The BODIPY/Motor hybrid successfully maintained both motor rotation and bright photoluminescence. The relative magnitudes of these functions were controlled by solvent polarity and excitation wavelength. In polar solvents like acetone, the photoisomerization QY increased (22%), while the PLQY decreased (2.6%). In apolar toluene, the photoisomerization QY was 12%, similar to the bare motor, and the PLQY was 54%. The absorption spectrum showed contributions from both BODIPY and the motor, with a slight bathochromic shift in BODIPY/Motor compared to BODIPY. Calculations revealed that the S₀→S₁ transition was localized on BODIPY, while S₀→S₂ was on the motor. The motor rotation was observed even under green light (505 nm) excitation, highlighting a synergistic effect where BODIPY absorption triggers motor rotation. CD spectroscopy showed chirality transfer from the chiral motor to the achiral BODIPY, demonstrating light-controlled helicity modulation. Time-resolved PL spectroscopy showed faster excited-state depopulation in polar solvents due to a lower energy barrier towards the CI, favoring photoisomerization over PL. Theoretical calculations revealed a competition between photoluminescence and photoisomerization depending on the solvent used, showing a correlation between the average PL lifetime and solvent polarity.

The results demonstrate a successful integration of two distinct light-dependent functionalities in a single molecule, overcoming the challenges associated with potential detrimental interactions.

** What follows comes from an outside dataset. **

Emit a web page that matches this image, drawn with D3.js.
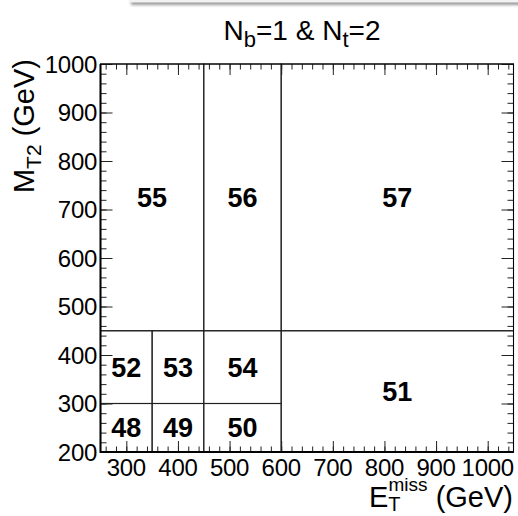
<!DOCTYPE html>
<html>
<head>
<meta charset="utf-8">
<script src="https://cdn.jsdelivr.net/npm/d3@7"></script>
<style>
  body { margin: 0; background: #fff; }
  svg { display: block; font-family: "Liberation Sans", Arial, sans-serif; }
</style>
</head>
<body>
<svg id="drawing_region"></svg>
<script>
// bin edges (GeV) and signal region numbers
const binNumbers = [48, 49, 50, 51, 52, 53, 54, 55, 56, 57];
const binMetLo = [250, 350, 450, 600, 250, 350, 450, 250, 450, 600];
const binMetHi = [350, 450, 600, 1050, 350, 450, 600, 450, 600, 1050];
const binMt2Lo = [200, 200, 200, 200, 300, 300, 300, 450, 450, 450];
const binMt2Hi = [300, 300, 300, 450, 450, 450, 450, 1000, 1000, 1000];

const xTicks = [300, 400, 500, 600, 700, 800, 900, 1000];
const yTicks = [200, 300, 400, 500, 600, 700, 800, 900, 1000];
const xMinor = d3.range(260, 1050, 20);
const yMinor = d3.range(220, 1000, 20);

const config = {
    width: 518,
    height: 516,
    left: 100.5, right: 513.5, top: 64, bottom: 452
};

const svg = d3.select('#drawing_region')
    .attr('width', config.width)
    .attr('height', config.height);

// title box shadow (cut off at the top of the canvas)
const defs = svg.append('defs');
defs.append('filter').attr('id', 'blur')
    .append('feGaussianBlur').attr('stdDeviation', 1.5);
svg.append('rect')
    .attr('x', 131).attr('y', -20).attr('width', 400).attr('height', 25)
    .attr('fill', '#9a9a9a').attr('filter', 'url(#blur)');
svg.append('rect')
    .attr('x', 129).attr('y', -20).attr('width', 400).attr('height', 22.5)
    .attr('fill', '#f2f2f2');

const xscale = d3.scaleLinear().domain([250, 1050]).range([config.left, config.right]);
const yscale = d3.scaleLinear().domain([200, 1000]).range([config.bottom, config.top]);

const bins = binNumbers.map((n, i) => ({
    n: n, x0: binMetLo[i], x1: binMetHi[i], y0: binMt2Lo[i], y1: binMt2Hi[i]
}));

// bin boxes
svg.append('g').selectAll('rect').data(bins).join('rect')
    .attr('x', d => xscale(d.x0))
    .attr('y', d => yscale(d.y1))
    .attr('width', d => xscale(d.x1) - xscale(d.x0))
    .attr('height', d => yscale(d.y0) - yscale(d.y1))
    .attr('fill', 'none')
    .attr('stroke', '#222')
    .attr('stroke-width', 1.1);

svg.append('g').selectAll('text').data(bins).join('text')
    .attr('x', d => xscale((d.x0 + d.x1) / 2))
    .attr('y', d => yscale((d.y0 + d.y1) / 2))
    .attr('dy', '0.36em')
    .attr('text-anchor', 'middle')
    .style('font-size', '27px')
    .style('font-weight', 'bold')
    .text(d => d.n);

// ticks on all four sides
function ticks(axis, values, size, transform) {
    svg.append('g')
        .attr('transform', transform)
        .call(axis.tickValues(values).tickSize(-size).tickFormat('').tickSizeOuter(0))
        .call(g => g.select('.domain').remove())
        .call(g => g.selectAll('line').attr('stroke', '#222').attr('stroke-width', 1));
}
ticks(d3.axisBottom(xscale), xTicks, 11, `translate(0,${config.bottom})`);
ticks(d3.axisBottom(xscale), xMinor, 5.5, `translate(0,${config.bottom})`);
ticks(d3.axisTop(xscale), xTicks, 11, `translate(0,${config.top})`);
ticks(d3.axisTop(xscale), xMinor, 5.5, `translate(0,${config.top})`);
ticks(d3.axisLeft(yscale), yTicks, 12, `translate(${config.left},0)`);
ticks(d3.axisLeft(yscale), yMinor, 6, `translate(${config.left},0)`);
ticks(d3.axisRight(yscale), yTicks, 12, `translate(${config.right},0)`);
ticks(d3.axisRight(yscale), yMinor, 6, `translate(${config.right},0)`);

// frame
svg.append('rect')
    .attr('x', config.left).attr('y', config.top)
    .attr('width', config.right - config.left)
    .attr('height', config.bottom - config.top)
    .attr('fill', 'none').attr('stroke', '#000').attr('stroke-width', 1);
svg.append('path')
    .attr('d', `M${config.left},${config.top}V${config.bottom}H${config.right}`)
    .attr('fill', 'none').attr('stroke', '#000').attr('stroke-width', 2);

// tick labels
svg.append('g').selectAll('text').data(xTicks).join('text')
    .attr('x', d => xscale(d))
    .attr('y', 476)
    .attr('text-anchor', 'middle')
    .style('font-size', '24px')
    .style('letter-spacing', '-0.3px')
    .text(d => d);

svg.append('g').selectAll('text').data(yTicks).join('text')
    .attr('x', 97)
    .attr('y', d => yscale(d))
    .attr('dy', '0.36em')
    .attr('text-anchor', 'end')
    .style('font-size', '24px')
    .style('letter-spacing', '-0.3px')
    .text(d => d);

// title
const title = svg.append('text')
    .attr('x', 302).attr('y', 40)
    .attr('text-anchor', 'middle')
    .style('font-size', '28px');
title.append('tspan').text('N');
title.append('tspan').attr('dy', 7).style('font-size', '22px').text('b');
title.append('tspan').attr('dy', -7).text('=1 & N');
title.append('tspan').attr('dy', 7).style('font-size', '22px').text('t');
title.append('tspan').attr('dy', -7).text('=2');

// axis titles
const xt = svg.append('text')
    .attr('x', 513).attr('y', 507)
    .attr('text-anchor', 'end')
    .style('font-size', '29px');
xt.append('tspan').text('E');
xt.append('tspan').attr('dy', 4).style('font-size', '20px').text('T');
xt.append('tspan').attr('dx', -12).attr('dy', -20).style('font-size', '19px').text('miss');
xt.append('tspan').attr('dy', 16).text(' (GeV)');

const yt = svg.append('text')
    .attr('transform', 'translate(34,59) rotate(-90)')
    .attr('text-anchor', 'end')
    .style('font-size', '29px');
yt.append('tspan').text('M');
yt.append('tspan').attr('dy', 7).style('font-size', '21px').text('T2');
yt.append('tspan').attr('dy', -7).text(' (GeV)');
</script>
</body>
</html>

The ability to tune the relative contributions of motor rotation and PL by changing the solvent polarity and excitation wavelength provides unprecedented control over the system's behavior. The observed synergistic effects, such as green-light-driven rotation and induced chirality in the BODIPY, showcase the potential of this design for advanced applications. The theoretical analysis helps to explain the underlying photophysical mechanisms driving the interplay between photoisomerization and photoluminescence. These findings suggest new avenues for the design of multifunctional hybrid molecules with applications in various fields such as nanoscale devices, bioimaging, and light-driven materials.

This study successfully created a light-driven molecular motor integrated with a photoluminescent dye, demonstrating tunable motor rotation and bright photoluminescence. The synergistic interactions between the components enable lower-energy excitation and chirality transfer. This work provides insights into the photophysics of such systems and opens pathways for developing advanced light-driven multifunctional hybrid molecules with diverse applications.

The study primarily focuses on two specific solvents, acetone and toluene, and further investigation with a wider range of solvents might provide a more comprehensive understanding of solvent effects. While theoretical calculations provide valuable insights, they are based on approximations and may not fully capture the complexity of the system's dynamics. The investigation of the long-term stability and potential degradation of the hybrid molecule under continuous irradiation is also crucial for future applications.